Pretty special night on Saturday, at the Round Chapel in Clapton. Tim Parkinson and a host of other muscian/composers including folks from Sonic Arts Research in Oxford playing music by Michael Pisaro and Makiko Nishikaze.
Punters sat in the gallery that encircled the long, high hall, looking down on the performers below. Pisaro’s Ricefall, a piece previously created by studio overdubbing, was here realised by a small orchestra of sixteen musicians allowing grains of rice to fall at different rates onto various objects and surfaces: paper, metal, plastic, leaves, ceramics, wood, stone. The blend of soft sounds were unamplified and rose up into the gallery. The gradations in the type of sound and the varying textures as the flow of grains ebbed and flowed became more and more distinct. In some respects little more than an exercise in listening, the work took a more substantial presence when performed as a live, group activity.
This piece and the rest of the evening fit perfectly into some of my current musical preoccupations, which I recently discussed: “contrasts and shifts in texture, space, colouring and weight”. Parkinson’s performance of Nishikaze’s very beautiful Piano in Person I dealt with similar matters. With no logic, argument, theme or linear development apparent to the listener, for maybe half an hour took on qualities more reminiscent of painting, questions of touch, surface, shading, balance, contrast. The same questions, addressed differently, in Morton Feldman’s early and middle-period piano music, before patterns became discernible. Again, there was that other preoccupation, of music undirected and undifferentiated.

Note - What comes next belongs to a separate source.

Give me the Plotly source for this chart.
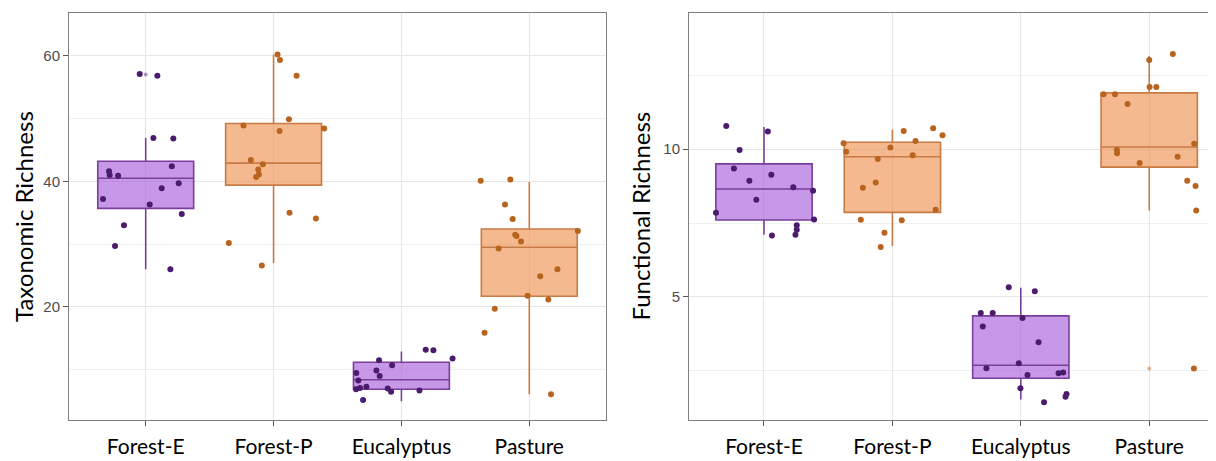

The third and final piece brought back the small orchestra for Pisaro’s July Mountain. A tape that wove together field recordings into an unbroken skein of sound played through the hall. Wallace Stevens’ poem of the same name provides the key to the way these recordings are blended, but this underlying structure is not evident to the listener. Snare drums are rubbed, drums and vibraphones are bowed, small speakers agitate loose objects on tympani and amplified surfaces. These live sounds somehow blend in seamlessly with the recordings of wind, birds and traffic. Unusually for electroacoustic music, the technology is used for the sake of the acoustic sounds, and yet the electronically-reproduced field recordings are enhanced and augmented, made hyperreal, by the acoustic sounds. It’s a remarkable relationship, both symbiotic and paradoxical. The music is impressively monumental but thrillingly restless.
In a different space it would be an overwhelming, engulfing experience – as it has been in previous performances. In the chapel the sound was softer and less aggressive, like a passing natural phenomenon that fascinates, consuming your attention without demanding or expecting it.